(Or, where the argument for women’s subordination came from)
Update 7/21: Friday night, Jared Wilson took down his post and apologized to those who were “offended and shamed” by his comments (more precisely, his quote of Doug Wilson’s comments), which many took as suggesting that men are more likely to fantasize about rape (and, God forbid, act on those fantasies) if they aren’t allowed to exercise dominion over their own wives. Jared’s apology is not exactly a renunciation of patriarchy (that was hardly likely to happen), but it was sincere nevertheless. Jared, thank you for doing the honorable thing.
No, this isn’t a post about Fifty Shades of Grey. Haven’t read it, don’t intend to.
This is about what happens when a Gospel Coalition blogger decides to make a “biblical” point about Fifty Shades of Grey.
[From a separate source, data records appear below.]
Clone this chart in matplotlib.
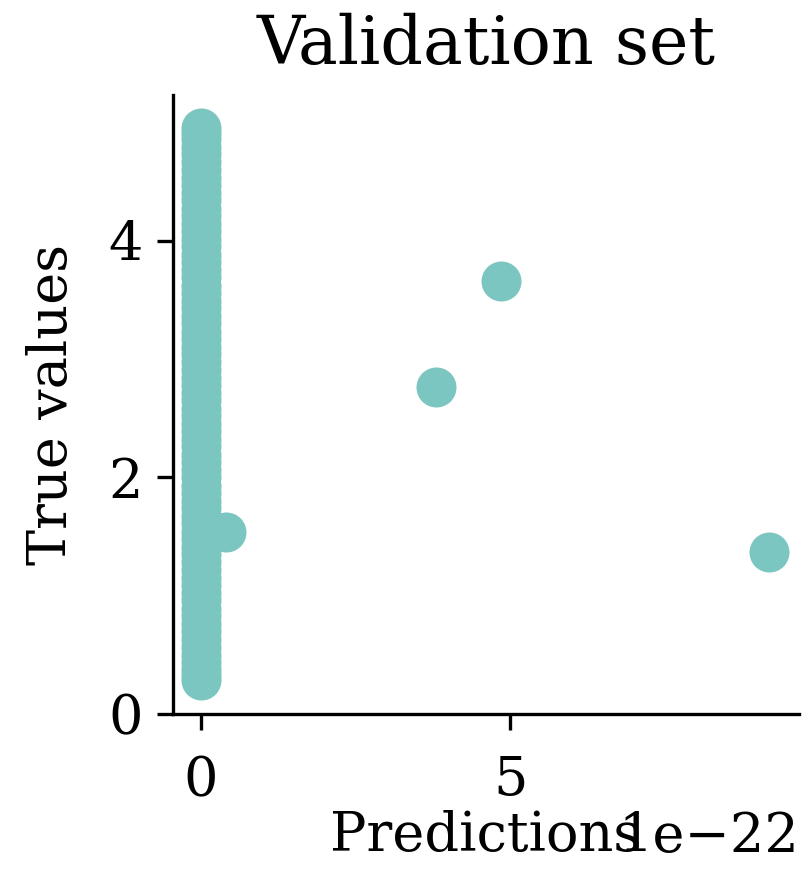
import numpy as np
import matplotlib
matplotlib.use("Agg")
import matplotlib.pyplot as plt

# predictions collapsed at zero (model output ~1e-22), true values spread out
zero_true = [0.29, 0.33, 0.38, 0.44, 0.50, 0.57, 0.63, 0.70, 0.76, 0.83,
             0.89, 0.96, 1.02, 1.09, 1.15, 1.22, 1.28, 1.35, 1.41, 1.48,
             1.54, 1.61, 1.67, 1.74, 1.80, 1.87, 1.93, 2.00, 2.06, 2.13,
             2.19, 2.26, 2.32, 2.39, 2.45, 2.52, 2.58, 2.65, 2.71, 2.78,
             2.84, 2.91, 2.97, 3.04, 3.10, 3.17, 3.23, 3.30, 3.36, 3.43,
             3.49, 3.56, 3.62, 3.69, 3.75, 3.82, 3.88, 3.95, 4.01, 4.08,
             4.14, 4.21, 4.27, 4.34, 4.40, 4.47, 4.53, 4.60, 4.66, 4.73,
             4.79, 4.86, 4.91, 4.95]
zero_pred = [0.0] * len(zero_true)

# the few non-zero predictions
other_pred = [0.40e-22, 3.80e-22, 4.85e-22, 9.17e-22]
other_true = [1.54, 2.76, 3.66, 1.37]

preds = np.array(zero_pred + other_pred)
trues = np.array(zero_true + other_true)

plt.rcParams["font.family"] = "DejaVu Serif"

fig = plt.figure(figsize=(8.05, 8.77), dpi=100)
ax = fig.add_axes([0.2149, 0.1859, 0.7776, 0.7058])

ax.scatter(preds, trues, s=830, color="#7cc6c1", linewidths=0)

ax.set_xlim(-0.45e-22, 9.66e-22)
ax.set_ylim(0, 5.23)
ax.set_xticks([0, 5e-22])
ax.set_yticks([0, 2, 4])

ax.spines["top"].set_visible(False)
ax.spines["right"].set_visible(False)
for sp in ["left", "bottom"]:
    ax.spines[sp].set_linewidth(2.4)
ax.tick_params(width=2.4, length=11.5, labelsize=39)
ax.tick_params(axis="x", pad=18)
ax.tick_params(axis="y", pad=10)
ax.xaxis.get_offset_text().set_fontsize(39)

ax.set_xlabel("Predictions", fontsize=39, labelpad=2)
ax.set_ylabel("True values", fontsize=39, labelpad=22)
ax.set_title("Validation set", fontsize=48, pad=22)

fig.savefig("out.png", dpi=100)
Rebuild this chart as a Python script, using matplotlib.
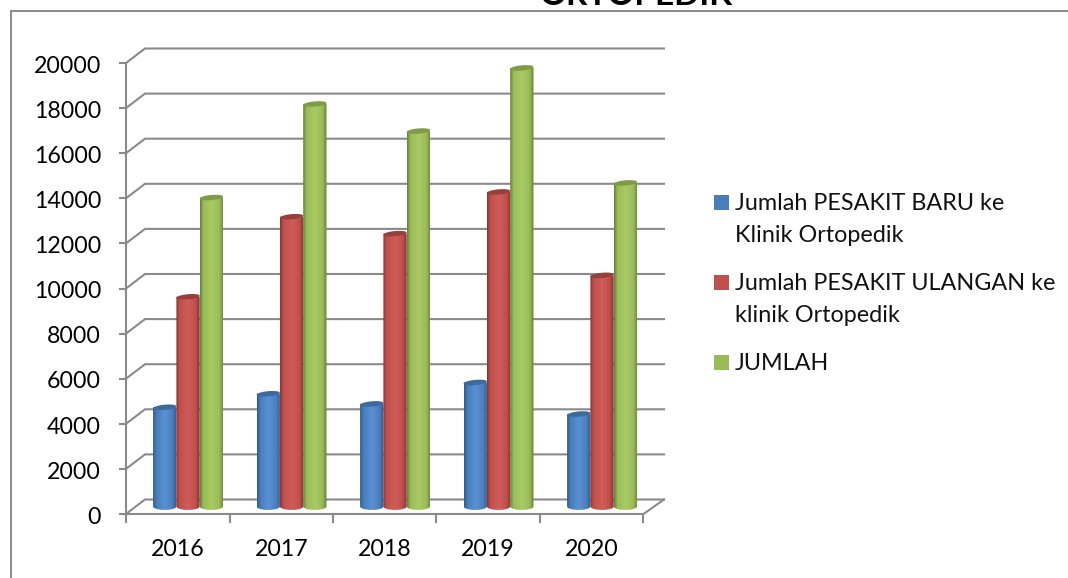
import numpy as np
import matplotlib
matplotlib.use("Agg")
import matplotlib.pyplot as plt
from matplotlib.path import Path
from matplotlib.patches import PathPatch, Rectangle
from matplotlib.colors import LinearSegmentedColormap

years = ["2016", "2017", "2018", "2019", "2020"]
baru = [4400, 5000, 4550, 5500, 4100]
ulangan = [9300, 12850, 12100, 13950, 10250]
jumlah = [13700, 17850, 16650, 19450, 14350]
series_names = ["Jumlah PESAKIT BARU ke\nKlinik Ortopedik",
                "Jumlah PESAKIT ULANGAN ke\nklinik Ortopedik",
                "JUMLAH"]
yticks = list(range(0, 20001, 2000))

W, H = 1068, 578
GRID = "#8a8a8a"
plt.rcParams["font.family"] = ["Lato", "DejaVu Sans"]
fig = plt.figure(figsize=(W / 100, H / 100), dpi=100)
fig.patch.set_facecolor("white")

fig.add_artist(Rectangle((11 / W, -0.05), 1.1, (H - 11) / H + 0.05, transform=fig.transFigure,
                         fill=False, ec=GRID, lw=1.4))

X0, X1, Y0, Y1 = 126, 643.5, 514, 63
ax = fig.add_axes([X0 / W, 1 - Y0 / H, (X1 - X0) / W, (Y0 - Y1) / H])
ax.axis("off")
ax.set_xlim(0, 5)
ax.set_ylim(0, 20000)

px_x = 5 / (X1 - X0)
px_y = 20000 / (Y0 - Y1)
dx = 19 * px_x
dy = 14.5 * px_y
back_end = (664 - X0) * px_x
lw = 1.5

for v in yticks:
    ax.plot([0, dx, back_end], [v, v + dy, v + dy], color=GRID, lw=lw, clip_on=False, zorder=1,
            solid_joinstyle="miter")
    ax.plot([-6 * px_x, 0], [v, v], color=GRID, lw=lw, clip_on=False, zorder=1)
    ax.text(-25 * px_x, v - 9.7 * px_y, str(v), ha="right", va="baseline", fontsize=16.7,
            color="black", clip_on=False)
ax.plot([0, 0], [0, 20000], color=GRID, lw=lw, clip_on=False, zorder=1)
ax.plot([0, 5, back_end], [0, 0, dy], color=GRID, lw=lw, clip_on=False, zorder=1)
for i in range(6):
    ax.plot([i, i], [0, -8 * px_y], color=GRID, lw=lw, clip_on=False, zorder=1)
for i, y in enumerate(years):
    ax.text(i + 0.5, -42 * px_y, y, ha="center", va="baseline", fontsize=16.7, color="black",
            clip_on=False)

palette = [
    ("#2f5a8a", "#4a7ebb", "#5a90d4", "#3d6a9c"),
    ("#853432", "#c0504d", "#d05c58", "#96403d"),
    ("#67803a", "#9bbb59", "#a8cb62", "#7f9a48"),
]
bar_w = 23.3 * px_x
ell = 3.4 * px_y
lid_h = 2.6 * px_y
tilt = 1.0 * px_y
bar_shift = 0.8 * px_x


def cylinder(x0, x1, base, top, cols, z):
    t = np.linspace(np.pi, 2 * np.pi, 40)
    cx, rx = (x0 + x1) / 2, (x1 - x0) / 2
    xs = cx + rx * np.cos(t)
    ys_low = base + ell * np.sin(t)
    verts = np.vstack([np.column_stack([xs, ys_low]),
                       [[x1, top], [x0, top]],
                       [[xs[0], ys_low[0]]]])
    body = Path(verts, closed=True)
    cmap = LinearSegmentedColormap.from_list(
        "c", [(0, cols[0]), (0.14, cols[1]), (0.5, cols[2]), (0.82, cols[1]), (1, cols[0])])
    im = ax.imshow(np.linspace(0, 1, 64)[None, :], cmap=cmap, aspect="auto",
                   extent=(x0, x1, base - ell, top + ell), zorder=z, interpolation="bilinear")
    im.set_clip_path(PathPatch(body, transform=ax.transData))
    t2 = np.linspace(0, 2 * np.pi, 60)
    lid = Path(np.column_stack([cx + rx * np.cos(t2),
                                top + lid_h * np.sin(t2) + tilt * np.cos(t2)]), closed=True)
    ax.add_patch(PathPatch(lid, fc=cols[3], ec="none", zorder=z + 0.1, clip_on=False))


values = [baru, ulangan, jumlah]
for i in range(5):
    start = i + 0.5 + dx / 2 - 1.5 * bar_w + bar_shift
    for s in range(3):
        cylinder(start + s * bar_w, start + (s + 1) * bar_w, 7.5 * px_y, values[s][i] + 7.5 * px_y,
                 palette[s], 3 + s)
ax.set_xlim(0, 5)
ax.set_ylim(0, 20000)

# legend
leg_square = [195, 275, 355]
leg_base = [[210, 242], [290, 322.5], [370.5]]
for s, name in enumerate(series_names):
    fig.add_artist(Rectangle((714 / W, 1 - (leg_square[s] + 15) / H), 15 / W, 15 / H,
                             transform=fig.transFigure, fc=palette[s][1], ec="none"))
    for line, by in zip(name.split("\n"), leg_base[s]):
        fig.text(735 / W, 1 - by / H, line, ha="left", va="baseline", fontsize=16.8, color="#111111")

fig.text(636 / W, 1 - 5 / H, "ORTOPEDIK", ha="center", va="baseline", fontsize=24, fontweight="bold",
         color="black")

fig.savefig("out.png", dpi=100)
Jared C. Wilson’s post [link taken down as of 7/20] featured a lengthy quote from a neo-Reformed compatriot named Douglas Wilson (no relation), in which the latter claims that “men dream of being rapists” only because they’ve been robbed of their God-given right to “conquer” their wives in the bedroom. When men aren’t allowed to assert their unilateral authority in the marriage bed, they become sexually frustrated. So they resort to inappropriate means of sexual dominance such as rape and BDSM. (As if there were any “appropriate” means of sexual dominance?)
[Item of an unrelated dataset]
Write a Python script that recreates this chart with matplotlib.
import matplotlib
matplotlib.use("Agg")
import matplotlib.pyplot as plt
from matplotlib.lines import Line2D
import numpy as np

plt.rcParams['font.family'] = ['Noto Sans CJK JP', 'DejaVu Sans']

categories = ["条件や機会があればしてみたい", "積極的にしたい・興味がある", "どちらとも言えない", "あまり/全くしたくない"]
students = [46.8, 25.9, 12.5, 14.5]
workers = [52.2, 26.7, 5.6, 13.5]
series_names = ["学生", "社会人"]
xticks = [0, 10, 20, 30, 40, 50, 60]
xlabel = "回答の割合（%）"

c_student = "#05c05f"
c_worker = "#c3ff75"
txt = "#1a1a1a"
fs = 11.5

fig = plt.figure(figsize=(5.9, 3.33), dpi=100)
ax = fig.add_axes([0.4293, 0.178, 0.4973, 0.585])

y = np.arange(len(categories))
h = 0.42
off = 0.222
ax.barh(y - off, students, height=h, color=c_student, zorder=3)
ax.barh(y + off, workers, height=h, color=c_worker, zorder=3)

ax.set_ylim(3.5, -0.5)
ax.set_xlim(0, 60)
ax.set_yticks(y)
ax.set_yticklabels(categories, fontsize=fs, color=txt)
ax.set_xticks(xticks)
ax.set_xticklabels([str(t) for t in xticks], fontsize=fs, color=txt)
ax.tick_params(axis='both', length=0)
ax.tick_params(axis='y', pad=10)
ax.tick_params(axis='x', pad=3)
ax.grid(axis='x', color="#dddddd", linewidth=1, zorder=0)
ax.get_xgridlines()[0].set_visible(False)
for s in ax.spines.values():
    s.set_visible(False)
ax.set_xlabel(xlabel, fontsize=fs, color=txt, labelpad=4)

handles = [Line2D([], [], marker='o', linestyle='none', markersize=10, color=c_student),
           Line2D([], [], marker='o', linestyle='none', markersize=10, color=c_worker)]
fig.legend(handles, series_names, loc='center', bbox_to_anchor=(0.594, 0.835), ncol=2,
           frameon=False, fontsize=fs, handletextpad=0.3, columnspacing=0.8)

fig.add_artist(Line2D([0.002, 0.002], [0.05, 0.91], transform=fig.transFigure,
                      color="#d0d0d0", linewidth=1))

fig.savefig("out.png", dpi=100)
Yet the unmistakable subtext of Doug Wilson’s quote is this: if you’re a woman and you’ve been raped, you and your feminist friends are partly to blame. This sort of thing might not happen if you gave up your silly notions of equality and allowed your husbands to “conquer, colonize, and plant” at will.
Others have unpacked the problems with the Wilsons’ argument. But where does this kind of thinking come from? For the answer, let’s take a closer look at Doug Wilson.
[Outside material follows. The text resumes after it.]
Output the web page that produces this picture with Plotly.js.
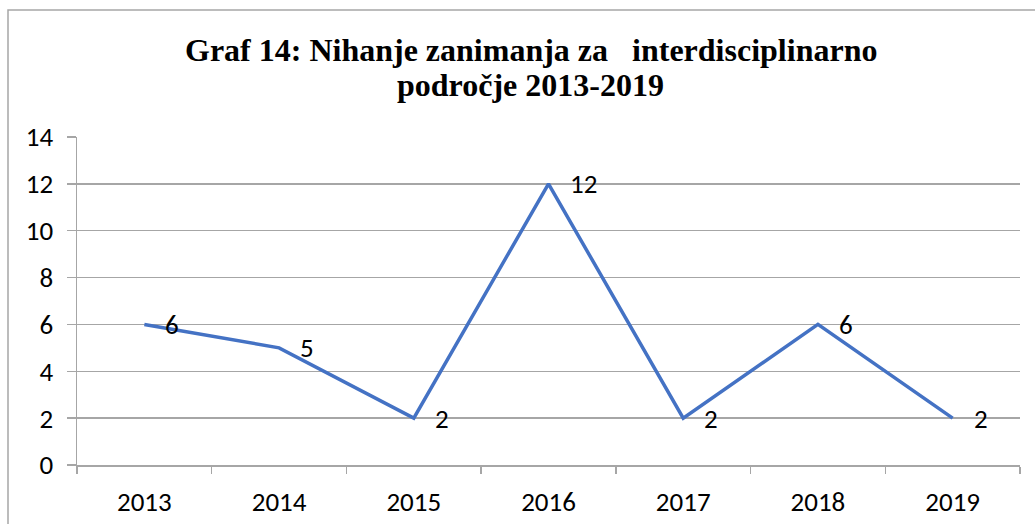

He claims Southern slavery was a good thing, that it “produced in the South a genuine affection between the races that… has never existed in any nation before or since.”
He uses the term “abolitionist” as an insult.
Let’s go back in time, if you will, to the pre-Civil War era and revisit the arguments Southern Christians used to justify slavery (I’ve mentioned them before in a previous post):
- They said slavery was sanctioned by the Bible.
- They said it was by God’s design that some people were intrinsically subordinate to others.
- They accused abolitionists (yup, they thought it was an insult too) of capitulating to the “spirit of the age.”
- They believed those who rejected slavery were rejecting the Word of God.
Notice any similarities between these arguments and those used to keep women in their place today?
Most Christians have long since given up rationalizing slavery. Except Doug Wilson.
Most complementarians would be rightly uncomfortable with the possibility that their arguments were once used to justify slavery. But Doug Wilson is a reminder of where this kind of thinking came from.